А в 1966 году на 60-летие Ростропович подарил Шостаковичу рояль «Стейнвей» ― в московской квартире композитора стояло старенькое фортепиано, вывезенное из Ленинграда, и рояль, взятый напрокат (своего у него не было).
«Я вовремя встретил Прокофьева»
В январе 1948 года был впервые публично исполнен Концерт для виолончели Сергея Прокофьева, написанный еще в 1934 году, но не исполнявшийся по причине большой сложности для музыкантов. Солировал Мстислав Ростропович, получивший от автора, присутствовавшего на концерте, самые искренние похвалы. В планах Прокофьева было написать виолончельную сонату, и он заручился согласием Ростроповича на ее исполнение (позднее она была сыграна совместно со Святославом Рихтером).
А через месяц вышло то самое Постановление ЦК, которое заклеймило Шостаковича и в котором Прокофьев также был причислен к формалистам, виновным в «неблагополучном» состоянии современной музыки. «Особенно плохо обстоит дело в области симфонического и оперного творчества. Речь идет о композиторах, придерживающихся формалистического, антинародного направления. Это направление нашло свое наиболее полное выражение в произведениях таких композиторов, как…» И далее в списке под первым и вторым номером Шостакович и Прокофьев, «превратившие» музыку «в какофонию, в хаотическое нагромождение звуков», чья музыка «сильно отдает духом современной модернистской буржуазной музыки Европы и Америки, отображающей маразм буржуазной культуры…» и т. д. и т. п.
На примере этого документа можно видеть, как работают пропагандистские тексты. Один из главных их структурных принципов ― многократное повторение какой-либо ключевой идеологемы, например, как в этом Постановлении, тезиса об антинародности музыки Шостаковича и Прокофьева (антинародная, антидемократическая, чуждая советскому народу и т. п.). Другой особенностью этих текстов является безусловное изобилие экспрессивно окрашенной (разумеется, с отрицательной коннотацией) и также многократно повторяющейся лексики со встроенной шкалой от сравнительно стилистически нейтральной до сниженной, имеющей более сильное эмоциональное действие: бедная, невыразительная (о музыке) → убогая, производящая убогое впечатление; дисгармоничная → сумбурная; порочная → извращенная, невропатическая, отображающая маразм; вредная, угнетающая → затхлая, гнилая.

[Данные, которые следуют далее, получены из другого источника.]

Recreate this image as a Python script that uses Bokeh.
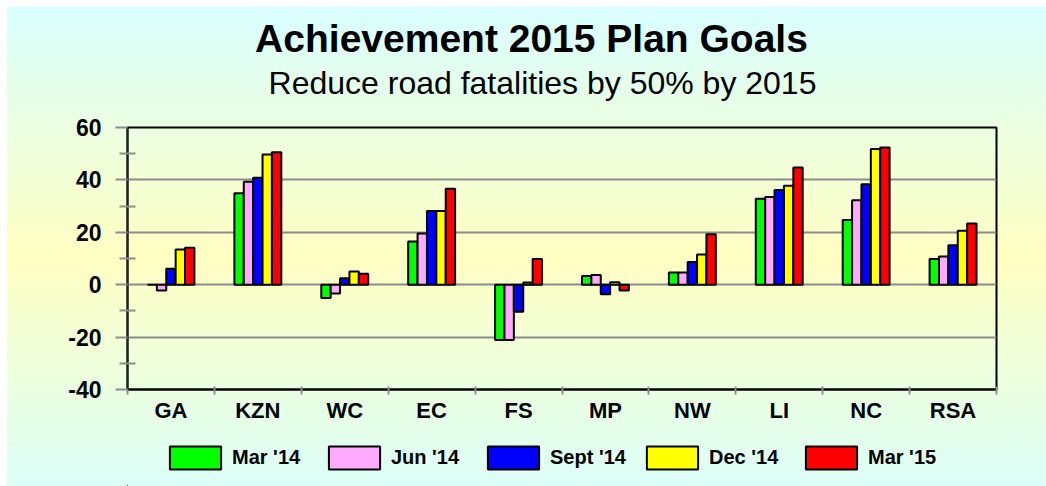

В итоге ЦК ВКП(б) «постановляет призвать советских композиторов проникнуться сознанием высоких запросов, которые предъявляет советский народ к музыкальному творчеству». И Шостакович, и Прокофьев попытались «проникнуться», Прокофьев попробовал писать по заказу ораторию «На страже мира», но и это не спасло от травли. Оба композитора переносили ее тяжело, оба болели, но Прокофьев воспринимал все острее, у него случился инсульт, его здоровье становилось день ото дня все хуже. Жил он затворником на своей даче на Николиной горе. И Ростропович не только приехал к Прокофьеву поддержать его, но и прожил в его доме два лета, очень сблизившись с композитором, который к знакомствам относился весьма и весьма избирательно. Зимой 1953 года Прокофьев перебрался в Москву, его состояние ухудшилось. Последний раз они встретились в феврале, когда Ростропович уезжал за границу на гастроли. А 5 марта, в один день со Сталиным, Прокофьев скончался.
«Здесь легко быть спокойным…»
Знакомство с Солженицыным сначала было заочным: Ростропович прочитал в «Новом мире» «Один день Ивана Денисовича» и находился под большим впечатлением от повести. Встретились же они спустя несколько лет, в 1967 году, когда Ростропович давал концерт в Рязани, где в это время жил отшельником Солженицын, почти ни с кем не общаясь и в принципе осторожно относясь к новым связям. Разумеется, инициатором знакомства был Ростропович. На следующий день после концерта, на котором был и Солженицын, без приглашения отправился к нему домой: «он в прошлом году в Рязани вихрем налетел на меня, знакомясь, а со второго свидания звал к себе жить»4. На переезд Солженицын пока не решился, но в гостях побывал и оставил Ростроповичу для чтения рукописи романов «В круге первом» и «Раковый корпус», которые ему так и не удалось опубликовать. По некоторым сведениям, Ростропович подарил ему привезенную из-за границы копировальную машину, которой, кажется, писателю так и не довелось воспользоваться.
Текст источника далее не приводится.